**INSTRUCTION:** Write each line of the material exactly as given, from the top through the line that contains "import * as", and omit all pictures.

**INFORMATION SHOWN:**
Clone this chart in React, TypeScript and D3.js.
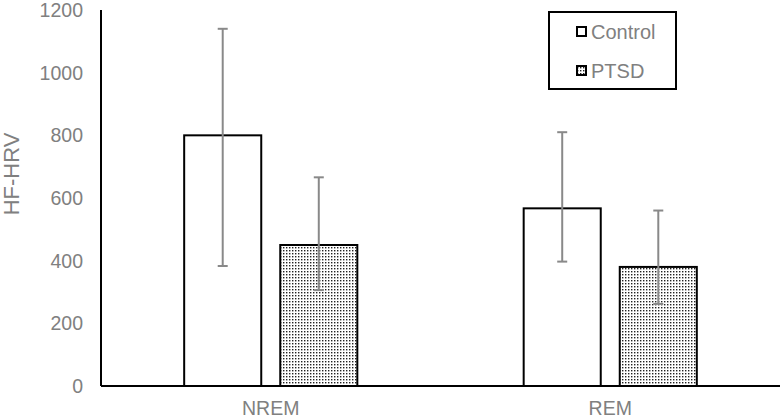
import React from "react";
import * as d3 from "d3";

const categories = ["NREM", "REM"];
const seriesNames = ["Control", "PTSD"];
const controlValues = [800, 567];
const ptsdValues = [450, 380];
const controlUpper = [1140, 810];
const controlLower = [383, 397];
const ptsdUpper = [666, 560];
const ptsdLower = [306, 262];
const yTicks = [0, 200, 400, 600, 800, 1000, 1200];

const W = 780;
const H = 419;
const left = 101;
const right = 780;
const top = 10;
const bottom = 386;

export default function App() {
  const x = d3.scaleBand<string>().domain(categories).range([left, right]);
  const y = d3.scaleLinear().domain([0, 1200]).range([bottom, top]);
  const bw = x.bandwidth();
  const barW = bw * 0.227;
  const gap = bw * 0.056;
  const series = [
    { name: seriesNames[0], vals: controlValues, up: controlUpper, lo: controlLower, fill: "#ffffff" },
    { name: seriesNames[1], vals: ptsdValues, up: ptsdUpper, lo: ptsdLower, fill: "url(#dots)" },
  ];
  const textColor = "#808080";
  const font = "Liberation Sans, Arial, sans-serif";
  return (
    <svg width={W} height={H} style={{ position: "absolute", left: 0, top: 0, background: "#fff" }}>
      <defs>
        <pattern id="dots" width={3} height={3} patternUnits="userSpaceOnUse">
          <rect width={3} height={3} fill="#fff" />
          <rect x={1} y={1} width={1.4} height={1.4} fill="#222" />
        </pattern>
      </defs>
      <rect width={W} height={H} fill="#fff" />
      {yTicks.map((t) => (
        <text key={t} x={83} y={y(t)} dy="0.36em" textAnchor="end" fontFamily={font} fontSize={19.5} fill={textColor}>
          {t}
        </text>
      ))}
      <text
        transform={`translate(19,174) rotate(-90)`}
        textAnchor="middle"
        fontFamily={font}
        fontSize={22}
        fill={textColor}
      >
        HF-HRV
      </text>
      {categories.map((c, ci) => {
        const cx = (x(c) as number) + bw / 2;
        return (
          <g key={c}>
            {series.map((s, si) => {
              const x0 = si === 0 ? cx - gap / 2 - barW : cx + gap / 2;
              const mx = x0 + barW / 2;
              return (
                <g key={s.name}>
                  <rect
                    x={x0}
                    y={y(s.vals[ci])}
                    width={barW}
                    height={bottom - y(s.vals[ci])}
                    fill={s.fill}
                    stroke="#000"
                    strokeWidth={2}
                  />
                  <line x1={mx} x2={mx} y1={y(s.up[ci])} y2={y(s.lo[ci])} stroke="#898989" strokeWidth={2} />
                  <line x1={mx - 5} x2={mx + 5} y1={y(s.up[ci])} y2={y(s.up[ci])} stroke="#898989" strokeWidth={2} />
                  <line x1={mx - 5} x2={mx + 5} y1={y(s.lo[ci])} y2={y(s.lo[ci])} stroke="#898989" strokeWidth={2} />
                </g>
              );
            })}
            <text x={cx} y={415} textAnchor="middle" fontFamily={font} fontSize={19.5} fill={textColor}>
              {c}
            </text>
          </g>
        );
      })}
      <line x1={left} x2={left} y1={top} y2={bottom} stroke="#000" strokeWidth={2} />
      <line x1={left} x2={right} y1={bottom} y2={bottom} stroke="#000" strokeWidth={2} />
      <rect x={549} y={12} width={127} height={77} fill="#fff" stroke="#000" strokeWidth={2} />
      {series.map((s, i) => (
        <g key={s.name}>
          <rect x={577} y={27 + i * 39} width={9} height={9} fill={s.fill} stroke="#000" strokeWidth={2} />
          <text x={591} y={32 + i * 39} dy="0.36em" fontFamily={font} fontSize={20} fill={textColor}>
            {s.name}
          </text>
        </g>
      ))}
    </svg>
  );
}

**FINISHED TASK:**
Clone this chart in React, TypeScript and D3.js.
import React from "react";
import * as d3 from "d3";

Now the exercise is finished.